The charitable gaming organizations don’t like the state’s machine choice because reduced, “revenue is the problem,” Mr. Hall said.
The current law states that 60 percent of the money played has to be returned to players in the form of winnings. The clubs and lodges get to keep 40 percent. The law further states that the state gets a cut of that 40 percent.

The “problem” with the company the state chose, is that it programmed its machines with the wrong pay-out percentages, 85/15, cutting the portion of revenues to charitable gaming organizations by more than half.

The organizations use this money to fund scholarships, help build ramps for the disabled, buy fuel oil, clothes and food for the needy, pay for housing for homeless and donate to other charitable causes.

Last year, the state sanctioned charitable gaming organizations combined gave away more than $2 million to their communities. The state took in $1.3 million for its general fund.

“The $1.3 million was a surprise to us,” said Sec. Cook during a discussion at the March 10 ACCG meeting.

If the state agreed to remove the word “connected” from the law by writing and approving a new bill, it would allow the organizations to legally refuse the state’s machines and continue with their current vendors.

The reporting procedure now consists of a form, created by the lottery office that has to be filled out by the organization and returned to the lottery. The state doesn’t like the current procedure because the reporting is inconsistent. Some clubs have been late with their accounting and others don’t use the form.

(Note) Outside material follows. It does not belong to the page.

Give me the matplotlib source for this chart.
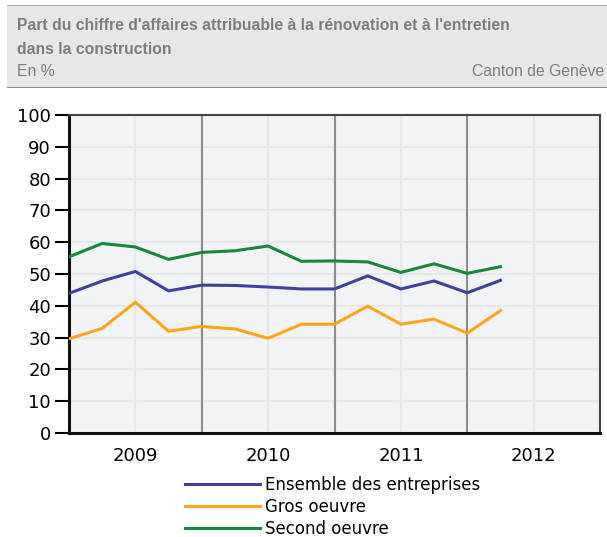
import numpy as np
import matplotlib.pyplot as plt
from matplotlib.patches import Rectangle
from matplotlib.lines import Line2D

# données trimestrielles 2009 T1 - 2012 T2
trimestres = ['2009T1', '2009T2', '2009T3', '2009T4',
              '2010T1', '2010T2', '2010T3', '2010T4',
              '2011T1', '2011T2', '2011T3', '2011T4',
              '2012T1', '2012T2']
ensemble = [43.9, 47.8, 50.8, 44.7, 46.5, 46.4, 45.9, 45.3,
            45.3, 49.4, 45.3, 47.8, 44.1, 48.0]
gros_oeuvre = [29.6, 32.9, 41.1, 32.0, 33.5, 32.7, 29.8, 34.2,
               34.2, 39.9, 34.2, 35.8, 31.4, 38.5]
second_oeuvre = [55.4, 59.6, 58.5, 54.6, 56.8, 57.3, 58.8, 54.0,
                 54.1, 53.8, 50.5, 53.2, 50.2, 52.3]
annees = [2009, 2010, 2011, 2012]

x = np.array([int(t[:4]) + (int(t[-1]) - 1) / 4 for t in trimestres])

W, H = 607, 537
fig = plt.figure(figsize=(W / 100, H / 100), dpi=100)

def fy(px):
    return 1 - px / H

# bandeau de titre
hdr = fig.add_axes([7 / W, fy(88), 1 - 7 / W, 83 / H])
hdr.set_xlim(0, 1)
hdr.set_ylim(0, 1)
hdr.axis('off')
hdr.add_patch(Rectangle((0, 0), 1, 1, facecolor='#e6e7e8', edgecolor='none'))
hdr.axhline(1, color='#b0b0b0', lw=1.5)
hdr.axhline(0, color='#8a8a8a', lw=1.5)

gris = '#7d7d7d'
police = 'Liberation Sans'
fig.text(17 / W, fy(30.5), "Part du chiffre d'affaires attribuable à la rénovation et à l'entretien",
         fontsize=11.3, fontweight='bold', color=gris, family=police, va='baseline')
fig.text(17 / W, fy(54), "dans la construction",
         fontsize=11.3, fontweight='bold', color=gris, family=police, va='baseline')
fig.text(17 / W, fy(76.5), "En %", fontsize=11.3, color=gris, family=police, va='baseline')
fig.text(604 / W, fy(76.5), "Canton de Genève", fontsize=11.3, color=gris, family=police,
         va='baseline', ha='right')

# graphique
ax = fig.add_axes([69 / W, fy(433), (600 - 69) / W, (433 - 115) / H])
ax.set_facecolor('#f2f3f5')
ax.set_xlim(2009, 2013)
ax.set_ylim(0, 100)
ax.set_yticks(range(0, 101, 10))
ax.set_xticks([a + 0.5 for a in annees])
ax.set_xticklabels([str(a) for a in annees])
ax.tick_params(axis='y', length=10, width=1.5, labelsize=13, pad=3)
ax.tick_params(axis='x', length=0, labelsize=13, pad=10)

for yv in range(10, 100, 10):
    ax.axhline(yv, color='#e6e7ea', lw=1.5, zorder=1)
for a in annees:
    ax.axvline(a + 0.5, color='#e6e7ea', lw=1.5, zorder=1)
for a in annees[1:]:
    ax.axvline(a, color='#8c8c8c', lw=1.5, zorder=2)

for s in ['left', 'bottom']:
    ax.spines[s].set_linewidth(2.2)
    ax.spines[s].set_color('#111111')
for s in ['top', 'right']:
    ax.spines[s].set_linewidth(1.5)
    ax.spines[s].set_color('#444444')

c_bleu, c_orange, c_vert = '#4040a0', '#fca61e', '#17873a'
ax.plot(x, ensemble, color=c_bleu, lw=2.2, zorder=3)
ax.plot(x, gros_oeuvre, color=c_orange, lw=2.2, zorder=3)
ax.plot(x, second_oeuvre, color=c_vert, lw=2.2, zorder=3)

handles = [Line2D([], [], color=c_bleu, lw=2.2),
           Line2D([], [], color=c_orange, lw=2.2),
           Line2D([], [], color=c_vert, lw=2.2)]
fig.legend(handles, ['Ensemble des entreprises', 'Gros oeuvre', 'Second oeuvre'],
           loc='upper left', bbox_to_anchor=(185 / W, fy(476)),
           frameon=False, fontsize=12, handlelength=4.5, handletextpad=0.3,
           labelspacing=0.24, borderpad=0, borderaxespad=0)

plt.savefig('out.png', dpi=100)
plt.close()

“I don’t want people turning up in the lobby of my office with numbers written on napkins,” said Delaware’s Lottery Director Mr. Kirk.
The state required every charitable gaming organization to set up a special bank account that the state could automatically access to get its share of the gaming revenue. Sec. Cook said collecting the money has never been a problem, it’s always been there. He doesn’t like the accounting process.
The state currently has its machines in seven sites out of the more than 50 approved locations. According to numbers provided by Mr. Hall some of those lodges are losing considerable amounts of money with the new machines. According to numbers provide by Sec. Cook, the state’s machines are performing well. Sec. Cook said the differences come from how the numbers were tallied and assumptions Mr. Hall made in his accounting.

“This is an inexact science,” Sec. Cook said.

Scientific Games has told state leaders that it will not go back and reprogram its machines to the Delaware percentages because it’s not financially worth it to them to do so.

After the passage of SB112 the state created a pilot program that would test the Scientific machines and their connectivity. The law stipulates that all other machines have to be removed by June 30, 2015. Since Scientific’s percentages snafu, none of that has been accomplished.

The only way for the charitable gambling and in turn some of the organizations to survive is to increase their membership, which in a current trend of declining membership is next to impossible according to some of the ACCG’s members.

“We can’t advertise. We can’t give away cars or vacations. We aren’t casinos,” said Bessie Staab-Hickman, who represents fraternal orders like the Loyal Order of Moose and the Benevolent and Protective Order of Elks on the council.

Because the commission is still experiencing tension over words and differing opinions, Sec. Cook suggested that the group ask state lawmakers to give charitable gaming organizations a two year extension to its pilot program so they can look at how to make this process work for everyone.
If the extension isn’t granted, many clubs like the Veterans of Foreign Wars (VFWs), American Legions, Moose and Elks Lodges by have to close their doors forever, said Mr. Hall.